GOAL |
Pictures do not belong in your copy. Repeat all the other data exactly.

GIVEN DATA |
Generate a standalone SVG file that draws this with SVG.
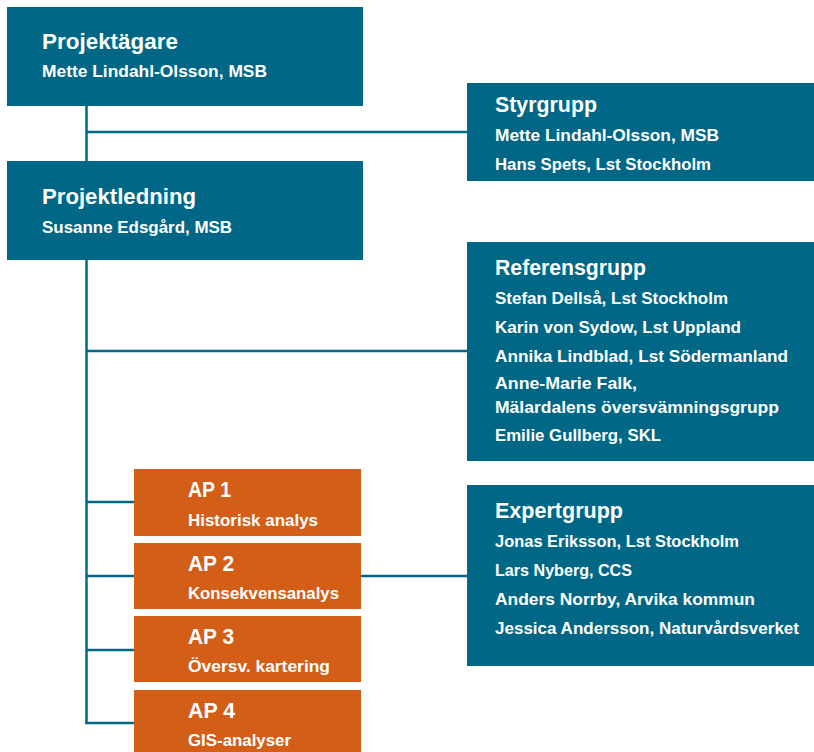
<svg xmlns="http://www.w3.org/2000/svg" width="814" height="752" viewBox="0 0 814 752">
  <style>
    .blue { fill: #006786; }
    .orange { fill: #D25E17; }
    .conn { stroke: #006786; stroke-width: 2.5; fill: none; }
    text { fill: #ffffff; font-family: "Liberation Sans", Arial, sans-serif; font-weight: bold; }
    .t { font-size: 22.5px; }
    .s { font-size: 17px; }
  </style>
  <rect width="814" height="752" fill="#ffffff"/>

  <!-- connectors -->
  <g id="connectors" class="conn">
    <line x1="86.5" y1="106" x2="86.5" y2="161"/>
    <line x1="86.5" y1="132" x2="467" y2="132"/>
    <line x1="86.5" y1="260" x2="86.5" y2="724"/>
    <line x1="86.5" y1="351" x2="467" y2="351"/>
    <line x1="86.5" y1="502" x2="134" y2="502"/>
    <line x1="86.5" y1="576" x2="134" y2="576"/>
    <line x1="86.5" y1="650" x2="134" y2="650"/>
    <line x1="85.25" y1="723" x2="134" y2="723"/>
    <line x1="361" y1="576" x2="467" y2="576"/>
  </g>

  <g id="projektagare">
    <rect class="blue" x="7" y="7" width="356" height="99"/>
    <text class="t" x="42" y="49" textLength="136" lengthAdjust="spacingAndGlyphs">Projektägare</text>
    <text class="s" x="42" y="77" textLength="225" lengthAdjust="spacingAndGlyphs">Mette Lindahl-Olsson, MSB</text>
  </g>

  <g id="projektledning">
    <rect class="blue" x="7" y="161" width="356" height="99"/>
    <text class="t" x="42" y="204" textLength="154" lengthAdjust="spacingAndGlyphs">Projektledning</text>
    <text class="s" x="42" y="233" textLength="190" lengthAdjust="spacingAndGlyphs">Susanne Edsgård, MSB</text>
  </g>

  <g id="styrgrupp">
    <rect class="blue" x="467" y="83" width="347" height="98"/>
    <text class="t" x="495" y="112" textLength="102" lengthAdjust="spacingAndGlyphs">Styrgrupp</text>
    <text class="s" x="495" y="141" textLength="224" lengthAdjust="spacingAndGlyphs">Mette Lindahl-Olsson, MSB</text>
    <text class="s" x="495" y="170" textLength="216" lengthAdjust="spacingAndGlyphs">Hans Spets, Lst Stockholm</text>
  </g>

  <g id="referensgrupp">
    <rect class="blue" x="467" y="242" width="347" height="219"/>
    <text class="t" x="495" y="275" textLength="151" lengthAdjust="spacingAndGlyphs">Referensgrupp</text>
    <text class="s" x="495" y="304" textLength="233" lengthAdjust="spacingAndGlyphs">Stefan Dellså, Lst Stockholm</text>
    <text class="s" x="495" y="333" textLength="246" lengthAdjust="spacingAndGlyphs">Karin von Sydow, Lst Uppland</text>
    <text class="s" x="495" y="362" textLength="293" lengthAdjust="spacingAndGlyphs">Annika Lindblad, Lst Södermanland</text>
    <text class="s" x="495" y="389" textLength="142" lengthAdjust="spacingAndGlyphs">Anne-Marie Falk,</text>
    <text class="s" x="495" y="413" textLength="284" lengthAdjust="spacingAndGlyphs">Mälardalens översvämningsgrupp</text>
    <text class="s" x="495" y="441" textLength="166" lengthAdjust="spacingAndGlyphs">Emilie Gullberg, SKL</text>
  </g>

  <g id="expertgrupp">
    <rect class="blue" x="467" y="485" width="347" height="181"/>
    <text class="t" x="495" y="518" textLength="128" lengthAdjust="spacingAndGlyphs">Expertgrupp</text>
    <text class="s" x="495" y="547" textLength="244" lengthAdjust="spacingAndGlyphs">Jonas Eriksson, Lst Stockholm</text>
    <text class="s" x="495" y="576" textLength="137" lengthAdjust="spacingAndGlyphs">Lars Nyberg, CCS</text>
    <text class="s" x="495" y="605" textLength="260" lengthAdjust="spacingAndGlyphs">Anders Norrby, Arvika kommun</text>
    <text class="s" x="495" y="634" textLength="304" lengthAdjust="spacingAndGlyphs">Jessica Andersson, Naturvårdsverket</text>
  </g>

  <g id="ap1">
    <rect class="orange" x="134" y="469" width="227" height="67"/>
    <text class="t" x="188" y="497" textLength="43" lengthAdjust="spacingAndGlyphs">AP 1</text>
    <text class="s" x="188" y="526" textLength="130" lengthAdjust="spacingAndGlyphs">Historisk analys</text>
  </g>

  <g id="ap2">
    <rect class="orange" x="134" y="543" width="227" height="66"/>
    <text class="t" x="188" y="571" textLength="46" lengthAdjust="spacingAndGlyphs">AP 2</text>
    <text class="s" x="188" y="599" textLength="151" lengthAdjust="spacingAndGlyphs">Konsekvensanalys</text>
  </g>

  <g id="ap3">
    <rect class="orange" x="134" y="616" width="227" height="66"/>
    <text class="t" x="188" y="644" textLength="46" lengthAdjust="spacingAndGlyphs">AP 3</text>
    <text class="s" x="188" y="672" textLength="142" lengthAdjust="spacingAndGlyphs">Översv. kartering</text>
  </g>

  <g id="ap4">
    <rect class="orange" x="134" y="690" width="227" height="62"/>
    <text class="t" x="188" y="718" textLength="47" lengthAdjust="spacingAndGlyphs">AP 4</text>
    <text class="s" x="188" y="746" textLength="103" lengthAdjust="spacingAndGlyphs">GIS-analyser</text>
  </g>
</svg>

ANSWER TO THE EXERCISE |
Generate a standalone SVG file that draws this with SVG.
<svg xmlns="http://www.w3.org/2000/svg" width="814" height="752" viewBox="0 0 814 752">
  <style>
    .blue { fill: #006786; }
    .orange { fill: #D25E17; }
    .conn { stroke: #006786; stroke-width: 2.5; fill: none; }
    text { fill: #ffffff; font-family: "Liberation Sans", Arial, sans-serif; font-weight: bold; }
    .t { font-size: 22.5px; }
    .s { font-size: 17px; }
  </style>
  <rect width="814" height="752" fill="#ffffff"/>

  <!-- connectors -->
  <g id="connectors" class="conn">
    <line x1="86.5" y1="106" x2="86.5" y2="161"/>
    <line x1="86.5" y1="132" x2="467" y2="132"/>
    <line x1="86.5" y1="260" x2="86.5" y2="724"/>
    <line x1="86.5" y1="351" x2="467" y2="351"/>
    <line x1="86.5" y1="502" x2="134" y2="502"/>
    <line x1="86.5" y1="576" x2="134" y2="576"/>
    <line x1="86.5" y1="650" x2="134" y2="650"/>
    <line x1="85.25" y1="723" x2="134" y2="723"/>
    <line x1="361" y1="576" x2="467" y2="576"/>
  </g>

  <g id="projektagare">
    <rect class="blue" x="7" y="7" width="356" height="99"/>
    <text class="t" x="42" y="49" textLength="136" lengthAdjust="spacingAndGlyphs">Projektägare</text>
    <text class="s" x="42" y="77" textLength="225" lengthAdjust="spacingAndGlyphs">Mette Lindahl-Olsson, MSB</text>
  </g>

  <g id="projektledning">
    <rect class="blue" x="7" y="161" width="356" height="99"/>
    <text class="t" x="42" y="204" textLength="154" lengthAdjust="spacingAndGlyphs">Projektledning</text>
    <text class="s" x="42" y="233" textLength="190" lengthAdjust="spacingAndGlyphs">Susanne Edsgård, MSB</text>
  </g>

  <g id="styrgrupp">
    <rect class="blue" x="467" y="83" width="347" height="98"/>
    <text class="t" x="495" y="112" textLength="102" lengthAdjust="spacingAndGlyphs">Styrgrupp</text>
    <text class="s" x="495" y="141" textLength="224" lengthAdjust="spacingAndGlyphs">Mette Lindahl-Olsson, MSB</text>
    <text class="s" x="495" y="170" textLength="216" lengthAdjust="spacingAndGlyphs">Hans Spets, Lst Stockholm</text>
  </g>

  <g id="referensgrupp">
    <rect class="blue" x="467" y="242" width="347" height="219"/>
    <text class="t" x="495" y="275" textLength="151" lengthAdjust="spacingAndGlyphs">Referensgrupp</text>
    <text class="s" x="495" y="304" textLength="233" lengthAdjust="spacingAndGlyphs">Stefan Dellså, Lst Stockholm</text>
    <text class="s" x="495" y="333" textLength="246" lengthAdjust="spacingAndGlyphs">Karin von Sydow, Lst Uppland</text>
    <text class="s" x="495" y="362" textLength="293" lengthAdjust="spacingAndGlyphs">Annika Lindblad, Lst Södermanland</text>
    <text class="s" x="495" y="389" textLength="142" lengthAdjust="spacingAndGlyphs">Anne-Marie Falk,</text>
    <text class="s" x="495" y="413" textLength="284" lengthAdjust="spacingAndGlyphs">Mälardalens översvämningsgrupp</text>
    <text class="s" x="495" y="441" textLength="166" lengthAdjust="spacingAndGlyphs">Emilie Gullberg, SKL</text>
  </g>

  <g id="expertgrupp">
    <rect class="blue" x="467" y="485" width="347" height="181"/>
    <text class="t" x="495" y="518" textLength="128" lengthAdjust="spacingAndGlyphs">Expertgrupp</text>
    <text class="s" x="495" y="547" textLength="244" lengthAdjust="spacingAndGlyphs">Jonas Eriksson, Lst Stockholm</text>
    <text class="s" x="495" y="576" textLength="137" lengthAdjust="spacingAndGlyphs">Lars Nyberg, CCS</text>
    <text class="s" x="495" y="605" textLength="260" lengthAdjust="spacingAndGlyphs">Anders Norrby, Arvika kommun</text>
    <text class="s" x="495" y="634" textLength="304" lengthAdjust="spacingAndGlyphs">Jessica Andersson, Naturvårdsverket</text>
  </g>

  <g id="ap1">
    <rect class="orange" x="134" y="469" width="227" height="67"/>
    <text class="t" x="188" y="497" textLength="43" lengthAdjust="spacingAndGlyphs">AP 1</text>
    <text class="s" x="188" y="526" textLength="130" lengthAdjust="spacingAndGlyphs">Historisk analys</text>
  </g>

  <g id="ap2">
    <rect class="orange" x="134" y="543" width="227" height="66"/>
    <text class="t" x="188" y="571" textLength="46" lengthAdjust="spacingAndGlyphs">AP 2</text>
    <text class="s" x="188" y="599" textLength="151" lengthAdjust="spacingAndGlyphs">Konsekvensanalys</text>
  </g>

  <g id="ap3">
    <rect class="orange" x="134" y="616" width="227" height="66"/>
    <text class="t" x="188" y="644" textLength="46" lengthAdjust="spacingAndGlyphs">AP 3</text>
    <text class="s" x="188" y="672" textLength="142" lengthAdjust="spacingAndGlyphs">Översv. kartering</text>
  </g>

  <g id="ap4">
    <rect class="orange" x="134" y="690" width="227" height="62"/>
    <text class="t" x="188" y="718" textLength="47" lengthAdjust="spacingAndGlyphs">AP 4</text>
    <text class="s" x="188" y="746" textLength="103" lengthAdjust="spacingAndGlyphs">GIS-analyser</text>
  </g>
</svg>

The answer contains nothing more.